It is Wednesday, Oct. 27, 2004, and the Tuesday edition of The Hoya, Georgetown University’s Newspaper of Record, has been out for a day.

The Fire This Time, Georgetown’s minority student newsmagazine, has been out since last Friday, Oct. 22.

Thousands have already read The Hoya and maybe 300 hundred people have read The Fire. Does that mean The Fire does not deserve to be in press?

A Hoya columnist, Josh Zumbrun, seems to feel that it does not (“Separation Frustrates Diversity,” The Hoya, Oct. 26, 2004, A3). The Fire, he states, embodies the type of separatism that “Brown v. Board of Education was trying to end.” That students’ call for an “African-American studies major distinct from the extremely well-respected American Studies program” is somehow wrong.

He mockingly implies that The Fire is hypocritical in nature because of what it is in spite of what it advocates.

I cannot, however, even attempt to address the many unfocused points of his viewpoint article, so I will pick a few of my own disjointed points to address in aims to make it clear that a lack of understanding and respect is what most frustrates diversity.

These are just a few points raised that lie within the context of Mr.
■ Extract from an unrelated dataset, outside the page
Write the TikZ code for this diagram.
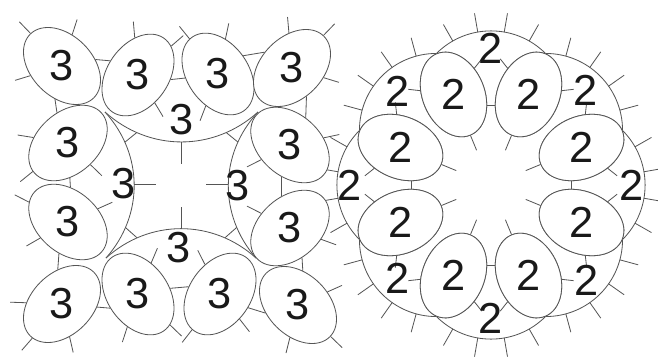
\documentclass[tikz,border=0pt]{standalone}
\usepackage{fontspec}
\setmainfont{Liberation Sans}
\usepackage{tikz}
\usetikzlibrary{calc,shapes.geometric,decorations.markings}
\definecolor{threadgray}{RGB}{85, 85, 85}
\tikzset{
 ring/.style={
 ellipse,
 draw=threadgray,
 fill=white,
 line width=0.7pt,
 inner sep=0pt,
 minimum width=2.7cm,
 minimum height=1.84cm
 },
 roundring/.style={ring, minimum width=2.64cm, minimum height=1.86cm},
 numtext/.style={inner sep=1pt, font=\fontsize{37}{37}\selectfont, text=black!90},
 chainline/.style={draw=threadgray, line width=0.7pt},
 picot/.style={draw=threadgray, line width=0.7pt},
 outpicots/.style={postaction={decorate}, decoration={markings,
 mark=at position .17 with {\draw[picot] (0,0) -- (0,-19);},
 mark=at position .39 with {\draw[picot] (0,0) -- (0,-19);},
 mark=at position .61 with {\draw[picot] (0,0) -- (0,-19);},
 mark=at position .83 with {\draw[picot] (0,0) -- (0,-19);}}}
}
% ring: name, x, y, angle, count, picot directions
\newcommand\sqring[6]{%
 \node[ring, rotate=#4] (#1) at (#2,-#3) {};
 \node[numtext] (#1n) at (#1.center) {#5};
 \foreach \p in {#6}{%
 \pgfmathtruncatemacro\al{\p-#4}%
 \draw[picot] (#1.\al) -- ++(\p:16);}%
}

\begin{document}
\begin{tikzpicture}[x=0.03cm, y=0.03cm]
 \useasboundingbox (0,0) rectangle (658,-361);

 % square motif, inner chains
 \coordinate (Jtl) at (105,-112);
 \coordinate (Jbl) at (106,-258);
 \coordinate (Jbr) at (256,-258);
 \coordinate (Jtr) at (258,-112);
 \draw[chainline] (Jtl) to[bend left=42] coordinate[pos=.22] (l1) coordinate[pos=.5] (l2) coordinate[pos=.78] (l3) (Jbl);
 \draw[chainline] (Jbl) to[bend left=42] coordinate[pos=.22] (b1) coordinate[pos=.5] (b2) coordinate[pos=.78] (b3) (Jbr);
 \draw[chainline] (Jbr) to[bend left=42] coordinate[pos=.22] (r1) coordinate[pos=.5] (r2) coordinate[pos=.78] (r3) (Jtr);
 \draw[chainline] (Jtr) to[bend left=42] coordinate[pos=.22] (t1) coordinate[pos=.5] (t2) coordinate[pos=.78] (t3) (Jtl);
 \draw[picot] (l2) -- ++(0:22);
 \draw[picot] (b2) -- ++(90:22);
 \draw[picot] (r2) -- ++(180:22);
 \draw[picot] (t2) -- ++(270:22);
 \draw[picot] (l1) -- (t3);
 \draw[picot] (l3) -- (b1);
 \draw[picot] (b3) -- (r1);
 \draw[picot] (r3) -- (t1);

 % round motif, outer chains
 \coordinate (C2) at (491,-185);
 \foreach \a [count=\i] in {22.5,67.5,...,337.5}
 \node[roundring, rotate=\a] (P\i) at ($(C2)+(\a:98)$) {};
 \foreach \i/\j in {1/2,2/3,3/4,4/5,5/6,6/7,7/8,8/1}
 \draw[chainline, outpicots] (P\i.0) to[bend right=45] (P\j.0);
 \foreach \a [count=\i] in {22.5,67.5,...,337.5}{
 \node[roundring, rotate=\a] (Q\i) at (P\i.center) {};
 \node[numtext] (Q\i n) at (Q\i.center) {2};
 \draw[picot] (Q\i.180) -- ++(\a+180:16);
 \draw[picot] (Q\i.61) -- ++(\a+61:12);
 \draw[picot] (Q\i.-61) -- ++(\a-61:12);
 }
 \draw[picot] (Q8.130) -- (Q1.-130);
 \draw[picot] (Q2.130) -- (Q3.-130);
 \draw[picot] (Q4.130) -- (Q5.-130);
 \draw[picot] (Q6.130) -- (Q7.-130);
 \foreach \a/\r [count=\k] in {0/141,45/134,90/137,135/132,180/141,225/132,270/133,315/135}
 \node[numtext] (c\k) at ($(C2)+(\a:\r)$) {2};

 % square motif rings
 \sqring{R1}{62}{66}{135}{3}{134,72,197}
 \sqring{R2}{138}{75}{55}{3}{95,41,-59}
 \sqring{R3}{218}{74}{125}{3}{129,78,249}
 \sqring{R4}{292}{68}{45}{3}{46,95,-17}
 \sqring{R5}{68}{143}{222}{3}{171,219,316}
 \sqring{R6}{68}{222}{138}{3}{153,210,24}
 \sqring{R7}{62}{304}{225}{3}{178,229,283}
 \sqring{R8}{138}{294}{305}{3}{252,316,67}
 \sqring{R9}{220}{294}{235}{3}{232,308,117}
 \sqring{R10}{298}{305}{315}{3}{256,316,24}
 \sqring{R11}{290}{145}{318}{3}{207,12}
 \sqring{R12}{290}{228}{42}{3}{153,340}
 \draw[picot] (R1.-124) -- (R2.98);
 \draw[picot] (R1.123) -- (R5.-112);
 \draw[picot] (R2.-63) -- (R3.62);
 \draw[picot] (R3.-89) -- (R4.105);
 \draw[picot] (R4.-108) -- (R11.102);
 \draw[picot] (R5.51) -- (R6.-52);
 \draw[picot] (R6.116) -- (R7.-128);
 \draw[picot] (R7.130) -- (R8.-98);
 \draw[picot] (R8.65) -- (R9.-68);
 \draw[picot] (R9.99) -- (R10.-121);
 \draw[picot] (R10.127) -- (R12.-110);
 \draw[picot] (R11.-63) -- (R12.63);

 \node[numtext] (labT) at (182,-120) {3};
 \node[numtext] (labL) at (124,-184) {3};
 \node[numtext] (labR) at (238,-186) {3};
 \node[numtext] (labB) at (179,-248) {3};
\end{tikzpicture}
\end{document}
Zumbrun’s viewpoint that speak directly to why The Fire is necessary in a majority campus setting such as Georgetown’s.

I forwarded a link to Mr. Zumbrun’s Sept. 28, 2004, viewpoint article, “A Little Bit of History Repeating” (The Hoya, A3) to the entire Black Student Alliance just this past week.

This and all article links from The Hoya were then pasted within the CMEA Weekly Drum mailing for all students of color to view, as they related to the progress and history of hate and bias reporting.

I did not give my opinions on the articles I linked. They served merely to demonstrate what the “Newspaper of Record” had to and has to say about the gains of “minorities.” That article cited that the UNITY Coalition, which aligned racial, religious and ethnic minorities, faded away with good reason after the university made some changes.

I do not agree, because as a black woman attending Georgetown University, I am aware of the many subcommittees, underground groups and new organizations and even publications that began on the Hilltop before, during and after the press received by the UNITY Coalition.

Did Mr. Zumbrun bother to address why The Fire was started in his latest viewpoint that attacked its need? Probably not.

The Fire was first published in spring of 2000 as a direct result of the campus’ latest, not-so-greatest happenings. It became as its current co-Editor in Chief Anthony Jones states in his Fall Edition editorial – “an expression of activism, dialogue, and a voice for many students of color on campus.”

Furthermore, Jones states, “[The Fire] represents the concerns, views and issues of the community of students of color, while also recording the struggles, successes and accomplishments of the community.”

Maybe The Hoya would like to take charge of this challenge.

As a Black House resident and former features editor for The Fire, I know that The Hoya has not been willing to do so in the past.

Please then, take it as a compliment that The Hoya does not attempt to cover every story, that the Latino Welcome Dinner is not in the news section but something for the entertainment section, and that certain articles will never be published within The Hoya because they are not important to its “readership.”

I am a Georgetown student. I read from near each edition of The Fire, The Voice, The Hoya, The Independent, The Academy, and so many more of our campus publications. If I could have majored in journalism here, I probably would have.

So, what interests me most is that journalism is supposed to be unbiased. Yet it cannot be. It will always be privy to the subjective interpretations of the one who attempts his or her best to appear objective. The Hoya is biased. The Fire is biased.

So why does Mr. Zumbrun “not feel entirely comfortable reading The Fire?” Maybe it is because the opinions and reflections of Georgetown students of color are different from his.

Please read them for that. Understand the need for these opinions to be written and read. Respect that, and then go sign up for “Introduction to African American Studies” to learn more about why African American Studies should be a major, and then Chicano Studies, Asian-American Studies and more.

Then in the spring write a viewpoint pertaining to how much of the information you learned and processed in that class was ever touched upon in any of your other classes – American Studies or otherwise.

I am a minor in the program, and I have yet to see you at any of its lectures or within in any the cross-listed courses I enrolled in, some of which could count toward an American Studies major.

As your peer Mr. Zumbrun, I also think that it is a shame that the chair of the Board of Directors for “Georgetown’s Newspaper of Record” does not understand how behind with the times this university is as an academic institution. Or that he does not recognize students of color’s use of the metaphor in their published Fire articles.

If Georgetown University prides itself upon diversity on all accounts, then it must have policies, procedures and academic programs that reflect its service to the interest of its `diverse’ student body.

I, for one, would like to applaud myself and my fellow students of color who must separate themselves in order to fight daily for what this university owes us – understanding and respect.

Write a viewpoint on that.

It will just take a bit more research or maybe a recruitment effort.

Erin Marie Meadors is a senior in the College.